Even that’s not the entire picture, or else every young company would be pitching sponsorships.
The Common Thread
Most of these products aren’t doing sponsorships because they want to, they’re doing it because it’s the last avenue they have that still works. Many of the products are weird, or nearly the same as other, already-existing products, or subscription services, or products that can’t be explained in a simple panel ad. Some are totally unsellable by normal channels, and the Youtube sponsorship route is all they have left. If they can’t, for whatever reason, buy a 10 second pre-video commercial, they go for a sponsor instead.
Look at the same-y products:
VPNs distinguish themselves by advertising, not by the quality of the product – the cheap ones are all pretty much the same. NordVPN and ExpressVPN are both just buying access to servers in other countries and then selling that access to you, neither is doing something particularly special.
Mobile games are much the same. Raid: Shadow Legends is just like any other mobile free-to-play mmorpg out there, just with a better advertising budget – it’s willingness to let Youtubers say whatever they want about the game, so long as it’s positive, has turned it into a meme, creating fond impressions of a game that would normally be overlooked in a traditional ad.
The Raycon earbuds? Nearly the same as other generic brands that do the same thing – the generic brands, however, do not cost 30$, and they can’t afford a YouTube sponsorship as a result.
Manscaped products, which promise a revolutionary experience, are ultimately just beard clippers and trimmers in a brown color scheme instead of a black or red one.
The controversial choices that only have YouTube left, like Betterhelp, cannot sell their product elsewhere because elsewhere, people still remember. Almost none of the original controversies surrounding Betterhelp have actually been ‘fixed’, they just took a break from sponsorships to let the heat die down.
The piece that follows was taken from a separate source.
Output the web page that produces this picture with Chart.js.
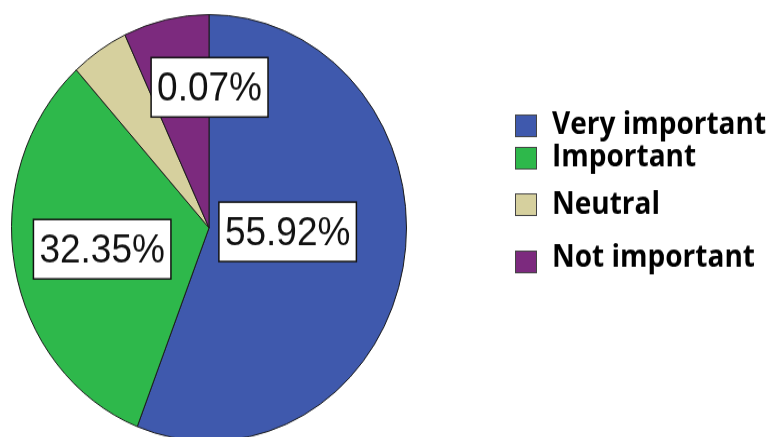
<!DOCTYPE html>
<html>
<head>
<meta charset="utf-8">
<title>Importance</title>
<script src="https://cdn.jsdelivr.net/npm/chart.js@4/dist/chart.umd.min.js"></script>
<style>
  html { overflow: hidden; }
  body { margin: 0; padding: 0; background: #fff; height: 437px; }
  #wrap { width: 769px; height: 412px; transform: scaleY(1.08); transform-origin: 0 0; }
</style>
</head>
<body>
<div id="wrap"><canvas id="pieChart" width="769" height="412"></canvas></div>
<script>
// =============================
// Data
// =============================
const categories = ["Very important", "Important", "Neutral", "Not important"];
const shares = [55.92, 32.35, 4.73, 7.0];
const labelTexts = ["55.92%", "32.35%", "", "0.07%"];
const colors = ["#3f59ad", "#2eb84b", "#d6d09e", "#7c2a7e"];

// =============================
// Percentage boxes on the slices
// =============================
const boxLabels = {
  id: "boxLabels",
  afterDatasetsDraw(chart, args, opts) {
    const ctx = chart.ctx;
    const arcs = chart.getDatasetMeta(0).data;
    ctx.save();
    ctx.font = "37px 'Liberation Sans', Arial, sans-serif";
    ctx.textAlign = "center";
    ctx.textBaseline = "middle";
    arcs.forEach((arc, i) => {
      const text = labelTexts[i];
      if (!text) return;
      const place = opts.place[i];
      const mid = (arc.startAngle + arc.endAngle) / 2;
      const r = arc.outerRadius * place.r;
      const x = arc.x + Math.cos(mid) * r + place.dx;
      const y = arc.y + Math.sin(mid) * r + place.dy;
      const w = ctx.measureText(text).width + 12;
      const h = 55;
      ctx.fillStyle = "#fff";
      ctx.fillRect(x - w / 2, y - h / 2, w, h);
      ctx.strokeStyle = "#111";
      ctx.lineWidth = 1.5;
      ctx.strokeRect(x - w / 2, y - h / 2, w, h);
      ctx.fillStyle = "#111";
      ctx.fillText(text, x, y + 2);
    });
    ctx.restore();
  },
};

// =============================
// Legend on the right
// =============================
const sideLegend = {
  id: "sideLegend",
  afterDraw(chart, args, opts) {
    const ctx = chart.ctx;
    const ds = chart.data.datasets[0];
    ctx.save();
    ctx.font = "bold 28px 'Open Sans', sans-serif";
    ctx.textBaseline = "middle";
    chart.data.labels.forEach((label, i) => {
      const y = opts.rows[i];
      ctx.fillStyle = ds.backgroundColor[i];
      ctx.fillRect(opts.x, y - 10, 22, 21);
      ctx.strokeStyle = "#444";
      ctx.lineWidth = 1;
      ctx.strokeRect(opts.x + 0.5, y - 9.5, 21, 20);
      ctx.fillStyle = "#000";
      ctx.fillText(label, opts.x + 37, opts.textRows[i]);
    });
    ctx.restore();
  },
};

new Chart(document.getElementById("pieChart").getContext("2d"), {
  type: "pie",
  data: {
    labels: categories,
    datasets: [
      {
        data: shares,
        backgroundColor: colors,
        borderColor: "#1a1a1a",
        borderWidth: 1,
      },
    ],
  },
  options: {
    responsive: false,
    devicePixelRatio: 1,
    animation: false,
    layout: { padding: { left: 0, right: 351, top: 13, bottom: 3 } },
    plugins: {
      legend: { display: false },
      tooltip: { enabled: false },
      boxLabels: {
        place: [
          { r: 0.4, dx: 1, dy: -11 },
          { r: 0.55, dx: 0, dy: 0 },
          { r: 0, dx: 0, dy: 0 },
          { r: 0.66, dx: 29, dy: -3 },
        ],
      },
      sideLegend: { x: 515, rows: [116, 146, 189, 242], textRows: [116, 146, 190, 239] },
    },
  },
  plugins: [boxLabels, sideLegend],
});
</script>
</body>
</html>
And the ones that need a minute of your undivided attention to fully explain their pitch, like Hello Fresh and Blue Apron? These brands are both big enough to sponsor articles and ask for reviews from legitimate publications, and the product itself seems to work fine, but it’s just not the sort of thing you can pitch without establishing brand recognition first – Youtubers explain the product better in their own words than a more professional-sounding ad copy can, and if they’re vegan, or have food allergies, and can still use the product, all the better.
The Weirdness
None of these products (except Betterhelp) are necessarily bad, but they’re not exceptionally good – they just spend a lot of money on sponsorships and sometimes Youtube pre-roll ads over more traditional commercials or internet ads elsewhere. Given the parasocial nature of a Youtuber and their fans, it creates this weird feeling that the Youtubers are overhyping the product, when realistically they’re just… sponsoring it. A friend would tell you if a product they tried was mediocre, and Youtubers kind-of-sort-of want you to think of them as an entertaining friend. The sponsorship relies on them selling this product to you, something a friend is not going to do if they weren’t pleased with it.
Perhaps the larger, older companies realize this – Youtube sponsorships haven’t been a thing for very long, after all, so while the short term has great yield, all of it is untested in the long term. The younger companies are the guinea pigs. All of these products are being filtered not only through the Youtuber themselves, but through the relationship the Youtuber has with their audience, and Youtube as a whole. The results, so far, are mixed.